Petaluma’s Phoenix to feature a night of short-order Shakspeare

An evening of Shakespeare shorts with $500 prize|

Everyone’s heard that famous Shakespeare speech (or some of it, anyway) about how all the world is a stage, and how men and woman are just actors walking on and off. How each one of us gets to play a lot of different parts in their life, beginning with the role of a baby (“Mewling and puking,” thanks Shakespeare!) and a whining student, then a young lover, “Sighing like a furnace.” Then on into playing an elderly individual (“Last scene of all, that ends this strange history”), with some fairly alarming-but-accurate descriptions of what playing that part entails (“sans teeth, sans eyes. Sans everything …”).

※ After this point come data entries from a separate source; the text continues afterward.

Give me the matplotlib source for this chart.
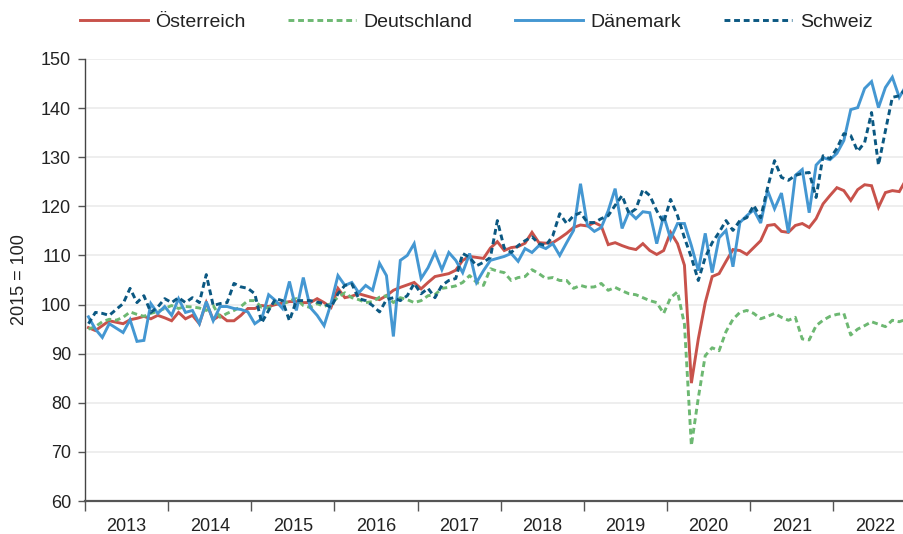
import matplotlib
matplotlib.use("Agg")
import matplotlib.pyplot as plt
import numpy as np

years = ["2013", "2014", "2015", "2016", "2017", "2018", "2019", "2020", "2021", "2022"]
series_names = ["Österreich", "Deutschland", "Dänemark", "Schweiz"]

oesterreich = [
    95.3, 94.7, 95.7, 96.7, 96.4, 96.1, 96.9, 97.2, 97.6, 97.1, 97.8, 97.3,
    96.7, 98.4, 97.1, 97.8, 96.1, 100.4, 96.9, 97.8, 96.7, 96.7, 97.8, 99.2,
    99.2, 99.8, 99.6, 100.0, 100.3, 100.6, 100.6, 100.4, 100.4, 101.2, 100.4, 99.4,
    103.3, 101.4, 101.7, 102.2, 101.8, 101.4, 101.0, 101.8, 102.9, 103.5, 104.0, 104.5,
    103.2, 104.5, 105.7, 106.0, 106.3, 107.0, 109.0, 109.8, 109.6, 109.4, 111.5, 112.8,
    111.0, 111.6, 111.8, 112.5, 114.7, 112.6, 112.5, 112.6, 113.5, 114.5, 115.7, 116.2,
    116.0, 116.7, 116.0, 112.2, 112.6, 112.0, 111.5, 111.2, 112.4, 111.0, 110.2, 111.0,
    114.7, 112.4, 108.0, 84.0, 93.0, 100.4, 105.7, 106.3, 108.8, 111.2, 111.0, 110.2,
    111.6, 113.0, 116.1, 116.3, 114.9, 114.7, 116.1, 116.5, 115.7, 117.5, 120.5, 122.2,
    123.8, 123.2, 121.2, 123.4, 124.4, 124.2, 119.8, 122.8, 123.2, 123.0, 125.5,
]

deutschland = [
    95.0, 95.5, 96.5, 97.0, 96.8, 97.4, 98.5, 98.0, 97.6, 98.2, 98.6, 99.2,
    99.8, 99.2, 99.6, 99.5, 99.3, 98.8, 99.8, 97.4, 98.2, 98.8, 99.6, 100.8,
    100.8, 99.4, 99.3, 100.4, 100.0, 100.8, 101.2, 99.8, 99.4, 100.2, 99.6, 100.2,
    101.5, 102.4, 101.4, 101.0, 100.4, 100.6, 101.5, 101.8, 100.4, 101.4, 101.0, 100.4,
    100.8, 101.8, 102.0, 103.3, 103.5, 103.8, 104.5, 105.9, 104.5, 103.9, 107.3, 106.8,
    106.5, 104.9, 105.5, 105.7, 107.1, 106.3, 105.3, 105.5, 104.9, 104.9, 103.3, 103.9,
    103.5, 103.6, 104.3, 102.9, 103.5, 102.8, 102.2, 102.0, 101.4, 100.8, 100.4, 98.2,
    101.4, 102.6, 96.0, 71.3, 81.0, 89.6, 91.2, 90.6, 94.5, 97.0, 98.4, 98.8,
    98.2, 97.1, 97.6, 98.2, 97.4, 96.8, 97.4, 93.0, 92.8, 95.7, 96.8, 97.6,
    98.0, 98.2, 93.8, 95.0, 95.7, 96.5, 96.0, 95.5, 96.8, 96.5, 97.0,
]

daenemark = [
    97.5, 95.0, 93.3, 96.1, 95.2, 94.3, 96.9, 92.5, 92.7, 100.2, 98.2, 99.6,
    97.8, 101.2, 98.4, 98.8, 96.1, 100.6, 96.7, 99.6, 99.6, 99.2, 99.0, 98.5,
    96.1, 97.1, 102.0, 100.8, 99.2, 104.7, 98.8, 105.5, 99.4, 97.8, 95.7, 100.2,
    105.9, 103.9, 104.5, 102.4, 103.9, 102.9, 108.4, 105.9, 93.5, 109.0, 110.0, 112.4,
    105.3, 107.5, 110.6, 107.1, 110.6, 109.0, 106.5, 110.4, 104.5, 106.9, 109.0, 109.4,
    109.8, 110.4, 108.8, 111.4, 110.6, 112.0, 111.4, 112.4, 110.0, 112.6, 115.1, 124.6,
    116.1, 114.9, 115.7, 119.1, 123.6, 115.5, 118.9, 117.5, 118.9, 118.7, 112.4, 118.1,
    113.4, 116.5, 116.5, 112.0, 106.9, 114.5, 106.5, 113.6, 115.1, 107.7, 116.7, 118.1,
    119.3, 116.6, 123.2, 119.5, 122.7, 114.6, 126.3, 127.5, 118.7, 128.4, 129.9, 129.5,
    130.8, 133.4, 139.7, 140.1, 144.0, 145.4, 140.1, 144.2, 146.3, 142.2, 144.6,
]

schweiz = [
    96.1, 98.4, 98.2, 97.8, 99.0, 100.2, 103.3, 100.4, 101.8, 98.4, 99.5, 101.2,
    100.4, 101.4, 100.4, 101.4, 100.4, 106.1, 99.8, 100.2, 100.4, 104.3, 103.6, 103.3,
    102.2, 96.3, 98.8, 101.2, 100.8, 96.7, 100.8, 100.8, 100.8, 100.5, 100.2, 99.4,
    102.2, 103.9, 104.2, 101.2, 100.8, 99.8, 98.5, 101.0, 101.4, 100.8, 101.8, 104.3,
    102.2, 103.3, 101.4, 103.9, 104.9, 105.3, 110.4, 109.6, 107.9, 108.6, 109.6, 117.1,
    111.5, 110.6, 112.0, 113.0, 113.8, 112.4, 112.0, 114.0, 118.5, 116.5, 118.1, 118.7,
    116.7, 116.7, 117.5, 118.1, 120.2, 122.2, 118.5, 119.5, 123.4, 122.2, 119.1, 116.7,
    121.4, 118.1, 113.6, 109.6, 104.9, 109.6, 112.6, 114.7, 117.1, 115.1, 117.1, 117.7,
    120.2, 117.7, 123.8, 129.3, 125.9, 125.3, 126.3, 126.7, 126.9, 121.8, 130.3, 129.7,
    131.8, 134.8, 134.4, 131.2, 133.0, 139.1, 128.4, 135.4, 142.2, 142.5, 144.0,
]

plt.rcParams["font.family"] = ["Liberation Sans", "DejaVu Sans"]

W, H = 904, 534
fig = plt.figure(figsize=(W / 100, H / 100), dpi=100)
left_px, right_px, top_px, bot_px = 85, 916.6, 59, 501
ax = fig.add_axes([left_px / W, (H - bot_px) / H, (right_px - left_px) / W, (bot_px - top_px) / H])

n = len(oesterreich)
x = np.arange(n) + 0.5

c_at = "#C8524B"
c_de = "#6DB872"
c_dk = "#4497D2"
c_ch = "#0B5882"

ax.plot(x, oesterreich, color=c_at, lw=2.1, label=series_names[0], solid_joinstyle="miter")
ax.plot(x, deutschland, color=c_de, lw=2.1, ls=(0, (2.0, 1.3)), label=series_names[1])
ax.plot(x, daenemark, color=c_dk, lw=2.1, label=series_names[2], solid_joinstyle="miter")
ax.plot(x, schweiz, color=c_ch, lw=2.1, ls=(0, (2.0, 1.3)), label=series_names[3])

ax.set_ylim(60, 150)
ax.set_xlim(0, 120)
ax.set_yticks(np.arange(60, 151, 10))
ax.yaxis.grid(True, color="#EDEDED", lw=1.3)
ax.set_axisbelow(True)

ax.set_xticks(np.arange(0, 121, 12))
ax.set_xticklabels([])
ax.set_xticks(np.arange(6, 120, 12), minor=True)
ax.set_xticklabels(years, minor=True)
ax.tick_params(axis="x", which="major", length=7, width=1, color="#555555", direction="out")
ax.tick_params(axis="x", which="minor", length=0, pad=12, labelsize=13, labelcolor="#222222")
ax.tick_params(axis="y", length=5, width=1, color="#555555", labelsize=13, labelcolor="#222222", pad=5)

for s in ["top", "right"]:
    ax.spines[s].set_visible(False)
ax.spines["left"].set_color("#444444")
ax.spines["left"].set_linewidth(1.0)
ax.spines["bottom"].set_color("#555555")
ax.spines["bottom"].set_linewidth(1.6)

fig.text(20 / W, (H - 280) / H, "2015 = 100", rotation=90, ha="center", va="center",
         fontsize=13, color="#222222")

fig.legend(loc="center", bbox_to_anchor=(476 / W, 1 - 22 / H), ncol=4, frameon=False,
           fontsize=14, handlelength=3.5, handletextpad=0.38, columnspacing=2.2,
           labelcolor="#222222")

fig.savefig("out.png", dpi=100)
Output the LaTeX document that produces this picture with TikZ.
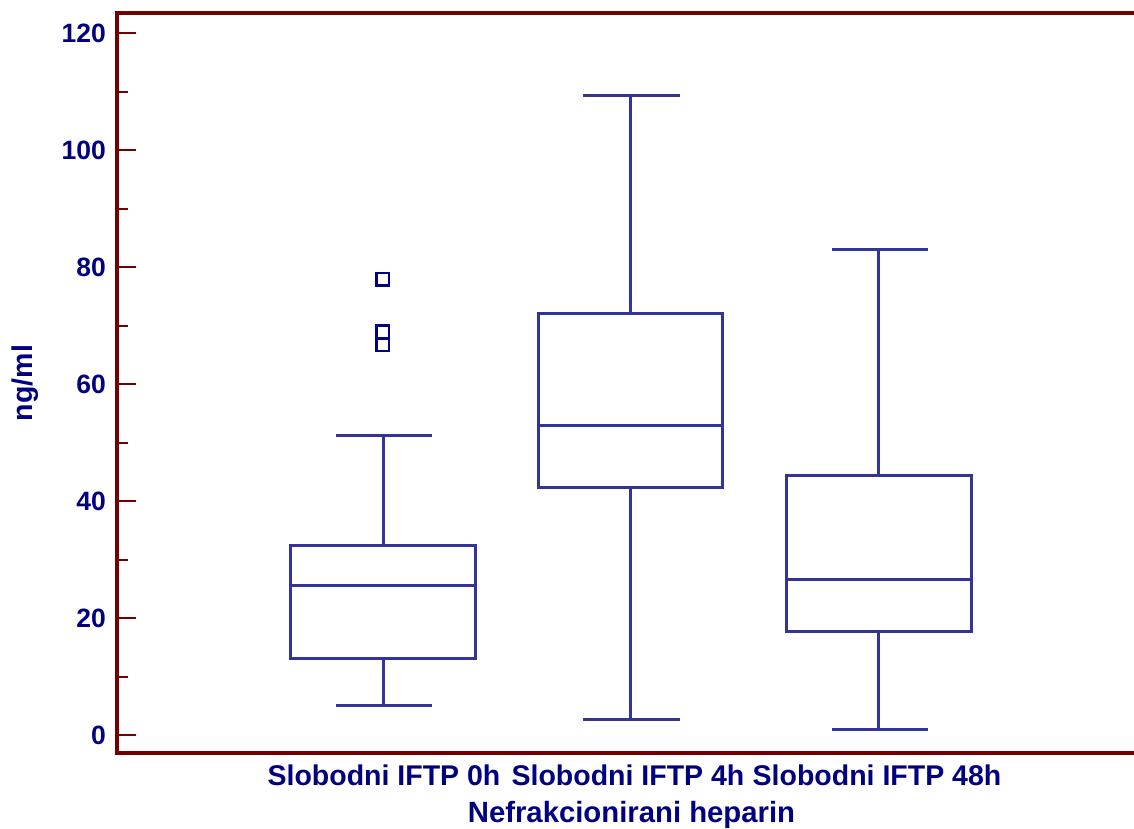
\documentclass[tikz,border=0pt]{standalone}
\usepackage{fontspec}
\setmainfont{Liberation Sans}
\definecolor{axred}{RGB}{115,0,0}
\definecolor{boxblue}{RGB}{51,51,153}
\definecolor{txtnavy}{RGB}{0,0,128}
\begin{document}
\begin{tikzpicture}[x=1pt,y=-1pt,
  axis/.style={draw=axred,line width=4pt},
  majtick/.style={draw=axred,line width=1.8pt},
  bx/.style={draw=boxblue,line width=3pt},
  outl/.style={draw=txtnavy,line width=2.4pt},
  ticklbl/.style={text=txtnavy,anchor=east,inner sep=0pt,font=\bfseries\fontsize{26.5}{30}\selectfont},
  catlbl/.style={text=txtnavy,inner sep=0pt,font=\bfseries\fontsize{28.5}{32}\selectfont},
  titlbl/.style={text=txtnavy,inner sep=0pt,font=\bfseries\fontsize{29.3}{34}\selectfont}]
\useasboundingbox (0,0) rectangle (1134,829);
% axes
\draw[axis] (117,753.3) -- (1134,753.3);
\draw[axis] (1134,13.5) -- (117,13.5) -- (117,755.3);
% ticks
\foreach \v in {0,20,...,120}{
  \draw[majtick] (119,{735.3-5.85*\v}) -- (136,{735.3-5.85*\v});
  \node[ticklbl] (t\v) at (106,{735.3-5.85*\v}) {\v};
}
\foreach \v in {10,30,...,110}{
  \draw[majtick] (119,{735.3-5.85*\v}) -- (128,{735.3-5.85*\v});
}
% y label
\node[catlbl,rotate=90] (ylab) at (25,383) {ng/ml};
% box 1
\draw[bx] (290.7,545.3) rectangle (475,658.7);
\draw[bx] (290.7,585.7) -- (475,585.7);
\draw[bx] (383,545.3) -- (383,435.3);
\draw[bx] (383,658.7) -- (383,705.3);
\draw[bx] (335.7,435.3) -- (432.3,435.3);
\draw[bx] (335.7,705.3) -- (432.3,705.3);
\foreach \yy in {279.3,331.7,345}{
  \draw[outl] (376.6,\yy-6.2) rectangle (389,\yy+6.2);
}
% box 2
\draw[bx] (538.5,313) rectangle (722.9,487);
\draw[bx] (538.5,425) -- (722.9,425);
\draw[bx] (630.7,313) -- (630.7,95.3);
\draw[bx] (630.7,487) -- (630.7,719.3);
\draw[bx] (583.3,95.3) -- (680.3,95.3);
\draw[bx] (583.3,719.3) -- (680.3,719.3);
% box 3
\draw[bx] (786.7,475.7) rectangle (971,631.3);
\draw[bx] (786.7,579.3) -- (971,579.3);
\draw[bx] (878.7,475.7) -- (878.7,249.3);
\draw[bx] (878.7,631.3) -- (878.7,729);
\draw[bx] (831.7,249.3) -- (927.7,249.3);
\draw[bx] (831.7,729) -- (927.7,729);
% category labels
\node[catlbl] (c1) at (384,775) {Slobodni IFTP 0h};
\node[catlbl] (c2) at (628,775) {Slobodni IFTP 4h};
\node[catlbl] (c3) at (877,775) {Slobodni IFTP 48h};
\node[titlbl] (xlab) at (631.5,815) {Nefrakcionirani heparin};
\end{tikzpicture}
\end{document}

It’s actually a great speech.

And the point that old Shakespeare is making in it - that our lives are endless opportunities to perform short little scenes, all linked together into one big show called human existence - is especially interesting in the context of this weekend’s “A Night of Shakespeare Shorts” at the Phoenix Theater, Saturday, April 6, at 8 p.m.

Partly a Shakespeare showcase and birthday party (the playwright turns 455 on April 26) and partly a big fundraiser (for Petaluma Shakespeare Company), the event is also a community variety show blended with a TV-style, Shakespeare-themed performance competition (maybe they should have called it “So You Think You Can Act?”). The word-powered extravaganza features dozens of Sonoma County actors performing short scenes from Shakespeare plays, resulting in one team taking home a $500 prize for Best Scene of the Evening. There will also be secondary prizes of $100 for Best Dramatic Scene and Best Comedic Scene.

“A Night of Shakespeare Shorts” is a group effort, co-created by Crispin Clarke (of Petaluma’s Shakesprints card company), the Phoenix Theater, and artists from Petaluma Shakespeare Company, which annually stages free Shakespeare on the Foundry Wharf lawn. Organizers began soliciting applications from local actors in the fall of last year. Each scene must be lifted from a Shakespeare play, and be no longer than 10-minutes. Creativity and entertainment value will be considered in judging each scene, which will be performed with live musical interludes performed by local musicians. The secondary prizes will be awarded based on audience reaction, but the big $500 prize will be decided on by a panel of esteemed Bay Area Shakespeare aficionados and experts.

Those judges will include Beth Kellerman Fouts (Education Director of Marin Shakespeare Company), director David Lear (Artistic Director of Shakespeare in the Cannery), actor-director Sheri Lee Miller (Artistic Director of Spreckels Performing Arts Center), Chloe Bronzan (of Symmetry Theater Company and Shakespeare Festival in San Miguel de Allende, Mexico) and Barton Smith (Universal Studios fight choreographer).

Petaluma’s own Professor John Langdon, recently returned from London - where he’s been teaching Shakespeare in the Bard’s own original stomping grounds – will be hosting the event, dropping informational tidbits about Shakespeare along the way. In addition, the show will include a live comedic performance by Petaluma actor Jeffrey Weissman, who’s appeared on many local stages and in the films “Back to the Future II & II,” “Pale Rider” and “Twilight Zone: The Movie.”

The idea for the Shakespeare Shorts show was reportedly the result of a conversation between the producing parties, musing about how to create more local performance opportunities for gifted young actors. That April is the month of Shakespeare’s birthday made it the logical time to hold such a show, and with the Phoenix Theater already ensconced as Petaluma’s primary arts center for young folks, it was a no brainer that the event should take place right there.

A Kickstarter campaign was held last year to raise the money for prizes and other expenses.

In addition to the prize money, it’s no small thing that the contestants will be strutting their stuff in front of some of the most important theater-makers in the area. Just don’t call it an “audition.” In fact, the producers would prefer we call it a birthday party, because that’s a big part of what it is. There will even be a birthday cake for good old William S.

“All the world” might be a stage, but this weekend, the stage that counts is the one at the Phoenix. And the participating young actors are definitely more than “merely players.” Some of them just might be playing a part in the future of Sonoma County theater.